On Monday I’ll be speaking to a group of Bethlehem volunteers who serve our children as small group leaders in the Sunday School program. In many ways, they are the ‘front-line’ in our disability ministry, as the children with disabilities are also included, as much as possible, in the small groups in the Sunday School classes.
The disability aides make the classes accessible for the individual children with disabilities. But it is the small group leaders, by their words, actions, and attitudes, who lead the other children in how to think about, welcome, include and love the children with disabilities.
I have some preparations remaining, but am mostly ready to speak to them. I usually organize it around the story of God’s goodness to my family and the great truth of God’s sovereignty as expressed in the following:
Then the Lord said to him, “Who has made man’s mouth? Who makes him mute, or deaf, or seeing, or blind? Is it not I, the Lord? Exodus 4:11
For you formed my inward parts; you knitted me together in my mother’s womb. I praise you, for I am fearfully and wonderfully made. Wonderful are your works; my soul knows it very well. My frame was not hidden from you, when I was being made in secret, intricately woven in the depths of the earth. Your eyes saw my unformed substance; in your book were written, every one of them, the days that were formed for me, when as yet there was none of them. Psalm 139:13-16
As he passed by, he saw a man blind from birth. And his disciples asked him, “Rabbi, who sinned, this man or his parents, that he was born blind?” Jesus answered, “It was not that this man sinned, or his parents, but that the works of God might be displayed in him.” John 9:1-3
If you were to talk to such a group, what would you tell them?
“as you have done to the least of these my brothers, you have done to Me.”
I think the thing that is most amazing to me in ministry contexts is that no two children (or adults) in the world are the same, and that this is the beauty of the body of Christ. In the same way that God has gifted every one of his children differently to serve the church, he has given each of them different needs, and then drawn them all close to him in his church to minister to one another. God’s nature is so vast and complex that it takes every one of our different natures to just begin to relate to him in (and receive) all of his goodness.
I would tell them how much parents appreciate what they’re doing, and how greatly we value the time and energy they’re extending to help our kids see Jesus.
I would encourage the teachers to “love their neighbor as themselves.” If they can look at the children and think of what they might like themselves in that specific setting I think they will naturally do their best in loving that child.
If it does not come natural or they are not sure of what is best I would encourage the teachers to not hesitate asking the child or parent how they can be better loved. Most of us parents have lots and lots of ideas we would love to share, but do not want to be overbearing.

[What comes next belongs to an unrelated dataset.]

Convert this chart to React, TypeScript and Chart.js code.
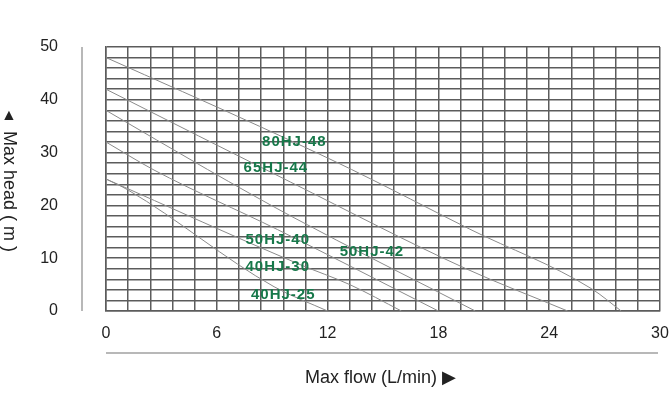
import React, { useEffect, useRef } from 'react';
import { Chart, registerables } from 'chart.js';

Chart.register(...registerables);

// ---- data ----
const seriesNames = ['80HJ-48', '65HJ-44', '50HJ-42', '50HJ-40', '40HJ-30', '40HJ-25'];

const flow80HJ48 = [0, 8.3, 13.3, 19.7, 26.3, 27.9];
const head80HJ48 = [48, 35, 26.8, 15.5, 4.2, 0];
const flow65HJ44 = [0, 10, 19.5, 25];
const head65HJ44 = [42, 24.4, 8, 0];
const flow50HJ42 = [0, 5.5, 10, 20];
const head50HJ42 = [38, 26.8, 18, 0];
const flow50HJ40 = [0, 2.6, 9.3, 18];
const head50HJ40 = [32, 26.7, 15.4, 0];
const flow40HJ30 = [0, 10.5, 13.2, 16];
const head40HJ30 = [25, 8.8, 5, 0];
const flow40HJ25 = [0, 1.2, 9.1, 12];
const head40HJ25 = [25, 22.9, 4.6, 0];

// label anchors (flow, head) for each curve name
const labelFlow = [10.2, 9.2, 14.4, 9.3, 9.3, 9.6];
const labelHead = [32, 27.2, 11.2, 13.4, 8.3, 3.0];

const xMin = 0;
const xMax = 30;
const yMin = 0;
const yMax = 50;
const xGridStep = 1.2;
const yGridStep = 2;
const xLabelEvery = 5; // label every 6 L/min
const yLabelEvery = 5; // label every 10 m

const xTitle = 'Max flow (L/min) \u25B6';
const yTitle = 'Max head ( m )';

const flows = [flow80HJ48, flow65HJ44, flow50HJ42, flow50HJ40, flow40HJ30, flow40HJ25];
const heads = [head80HJ48, head65HJ44, head50HJ42, head50HJ40, head40HJ30, head40HJ25];

const GRID = '#5c5c5c';
const CURVE = '#8a8a8a';
const GREEN = '#17784a';
const FONT = '"Liberation Sans", Arial, "DejaVu Sans", "Noto Sans CJK SC", sans-serif';

const decorPlugin = {
  id: 'decor',
  afterDraw(chart: any) {
    const ctx = chart.ctx as CanvasRenderingContext2D;
    const area = chart.chartArea;
    const xs = chart.scales.x;
    const ys = chart.scales.y;
    ctx.save();
    // side rules
    ctx.strokeStyle = '#a0a0a0';
    ctx.lineWidth = 1.5;
    ctx.beginPath();
    ctx.moveTo(area.left - 24, area.top);
    ctx.lineTo(area.left - 24, area.bottom);
    ctx.stroke();
    ctx.beginPath();
    ctx.moveTo(area.left, area.bottom + 42);
    ctx.lineTo(area.right - 2, area.bottom + 42);
    ctx.stroke();

    // curve labels
    ctx.fillStyle = GREEN;
    ctx.font = 'bold 15px ' + FONT;
    (ctx as any).letterSpacing = '1px';
    ctx.textAlign = 'center';
    ctx.textBaseline = 'middle';
    seriesNames.forEach((n, i) => {
      ctx.fillText(n, xs.getPixelForValue(labelFlow[i]), ys.getPixelForValue(labelHead[i]));
    });
    (ctx as any).letterSpacing = '0px';

    // x title
    ctx.fillStyle = '#222';
    ctx.font = '18px ' + FONT;
    ctx.textAlign = 'left';
    ctx.textBaseline = 'middle';
    ctx.fillText(xTitle, area.left + 199, area.bottom + 67);

    // y title: upright triangle, then text rotated clockwise
    ctx.font = '16px ' + FONT;
    ctx.textAlign = 'center';
    ctx.fillText('\u25B2', 9, area.top + 69);
    ctx.font = '18px ' + FONT;
    ctx.save();
    ctx.translate(9, area.top + 84);
    ctx.rotate(Math.PI / 2);
    ctx.textAlign = 'left';
    ctx.fillText(yTitle, 0, 0);
    ctx.restore();
    ctx.restore();
  },
};

export default function App() {
  const ref = useRef<HTMLCanvasElement | null>(null);
  useEffect(() => {
    document.body.style.margin = '0';
    const canvas = ref.current!;
    const datasets = seriesNames.map((name, i) => ({
      label: name,
      data: flows[i].map((f, j) => ({ x: f, y: heads[i][j] })),
      borderColor: CURVE,
      borderWidth: 1,
      pointRadius: 0,
      fill: false,
      tension: 0.4,
      cubicInterpolationMode: 'monotone' as const,
    }));
    const chart = new Chart(canvas, {
      type: 'line',
      data: { datasets },
      options: {
        animation: false,
        responsive: false,
        layout: { padding: { top: 47, right: 12, left: 0, bottom: 0 } },
        plugins: { legend: { display: false }, tooltip: { enabled: false } },
        scales: {
          x: {
            type: 'linear',
            min: xMin,
            max: xMax,
            afterBuildTicks: (s: any) => {
              const n = Math.round((xMax - xMin) / xGridStep);
              s.ticks = Array.from({ length: n + 1 }, (_, i) => ({ value: xMin + i * xGridStep }));
            },
            afterFit: (s: any) => {
              s.height = 92;
              s.paddingLeft = 0;
              s.paddingRight = 0;
            },
            ticks: {
              autoSkip: false,
              maxRotation: 0,
              padding: 13,
              color: '#222',
              font: { family: FONT, size: 16 },
              callback: (v: any, i: number) => (i % xLabelEvery === 0 ? String(Math.round(Number(v))) : ''),
            },
            grid: { color: GRID, lineWidth: 1.5, drawTicks: false },
            border: { color: GRID, width: 1.5 },
          },
          y: {
            type: 'linear',
            min: yMin,
            max: yMax,
            afterBuildTicks: (s: any) => {
              const n = Math.round((yMax - yMin) / yGridStep);
              s.ticks = Array.from({ length: n + 1 }, (_, i) => ({ value: yMin + i * yGridStep }));
            },
            afterFit: (s: any) => {
              s.width = 106;
              s.paddingTop = 0;
              s.paddingBottom = 0;
            },
            ticks: {
              autoSkip: false,
              padding: 48,
              color: '#222',
              font: { family: FONT, size: 16 },
              callback: (v: any, i: number) => (i % yLabelEvery === 0 ? String(Math.round(Number(v))) : ''),
            },
            grid: { color: GRID, lineWidth: 1.5, drawTicks: false },
            border: { color: GRID, width: 1.5 },
          },
        },
      },
      plugins: [decorPlugin],
    });
    return () => chart.destroy();
  }, []);
  return <canvas ref={ref} width={672} height={403} style={{ display: 'block' }} />;
}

Over the last year or two, I have contemplated on a future time, where there will be the new heavens and the new earth. I imagine that my son, Michael, and I will be sitting in some beautiful setting having a cup of perfectly brewed coffee–maybe with a squirt of chocolate in it. Our conversation will reflect on all of the ways that people have served him in feeding him, bathing him, talking to him, being kind to him in their greetings patting him on the head, and welcoming him in their class. We will reflect on how other children positioned themselves to sit next to him. We will discuss how that made a difference to him in bearing his brokenness. He will tell me with a full vocabulary and clear thinking in total restoration and beauty, how he felt loved and what that was like. And we will reflect on how God turned his disability for our good and the greatness of His glory, and we will marvel in praises to our God. Give these precious leaders a vision of how their serving is much bigger than disability. It is about God.
Tell them that the parents of the disabled child may develop their dominant view of the church through the way their child is treated by one person. I know that seems a bit removed from the immediate needs of the child and the issues of the sovereignty of God. But speaking at a human level, families with disabilities have plenty of horror stories about local churches of all sizes. We (believers, church members) want them to stay and hear the truth. We must remember that their sensitivities are rubbed raw from daily contact with a harsh world. Let them find refuge in the church and they will eventually learn that their comfort is from God, not men.